▸ **Exercise details**:
Set the listing down again exactly, please, apart from its pictures.

▸ **Data extract**:
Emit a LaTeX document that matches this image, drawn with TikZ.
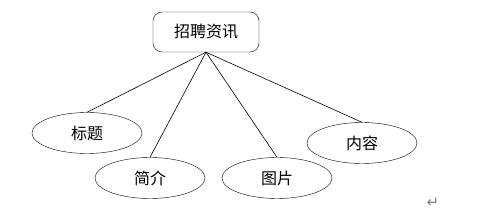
\documentclass[tikz,border=0pt]{standalone}
\usepackage{fontspec}
\newfontfamily\cjk{Noto Sans CJK SC}
\newfontfamily\dejavu{DejaVu Sans}
\usetikzlibrary{shapes.geometric}

\begin{document}
\begin{tikzpicture}[x=1pt,y=-1pt,font=\cjk\fontsize{16}{19}\selectfont,
    top/.style={draw,rounded corners=9pt,minimum width=106pt,minimum height=40pt,inner sep=0pt},
    attr/.style={draw,ellipse,minimum width=110pt,minimum height=41pt,inner sep=0pt},
    l/.style={semithick}]
    \useasboundingbox (0,0) rectangle (482,221);
    \node[top] (job) at (206,32) {招聘资讯};
    \node[attr] (title) at (87,133) {标题};
    \node[attr] (intro) at (150,178) {简介};
    \node[attr] (pic) at (277,178) {图片};
    \node[attr] (content) at (362,143) {内容};
    \draw[l] (job.south)--(title.north);
    \draw[l] (job.south)--(intro.north);
    \draw[l] (job.south)--(pic.north);
    \draw[l] (job.south)--(content.north);
    \node[text=black!50,font=\dejavu\fontsize{15}{17}\selectfont] (ret) at (433,203) {↵};
  \end{tikzpicture}
\end{document}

▸ **Answer for this exercise**:
Emit a LaTeX document that matches this image, drawn with TikZ.
\documentclass[tikz,border=0pt]{standalone}
\usepackage{fontspec}
\newfontfamily\cjk{Noto Sans CJK SC}
\newfontfamily\dejavu{DejaVu Sans}
\usetikzlibrary{shapes.geometric}

\begin{document}
\begin{tikzpicture}[x=1pt,y=-1pt,font=\cjk\fontsize{16}{19}\selectfont,
    top/.style={draw,rounded corners=9pt,minimum width=106pt,minimum height=40pt,inner sep=0pt},
    attr/.style={draw,ellipse,minimum width=110pt,minimum height=41pt,inner sep=0pt},
    l/.style={semithick}]
    \useasboundingbox (0,0) rectangle (482,221);
    \node[top] (job) at (206,32) {招聘资讯};
    \node[attr] (title) at (87,133) {标题};
    \node[attr] (intro) at (150,178) {简介};
    \node[attr] (pic) at (277,178) {图片};
    \node[attr] (content) at (362,143) {内容};
    \draw[l] (job.south)--(title.north);
    \draw[l] (job.south)--(intro.north);
    \draw[l] (job.south)--(pic.north);
    \draw[l] (job.south)--(content.north);
    \node[text=black!50,font=\dejavu\fontsize{15}{17}\selectfont] (ret) at (433,203) {↵};
  \end{tikzpicture}
\end{document}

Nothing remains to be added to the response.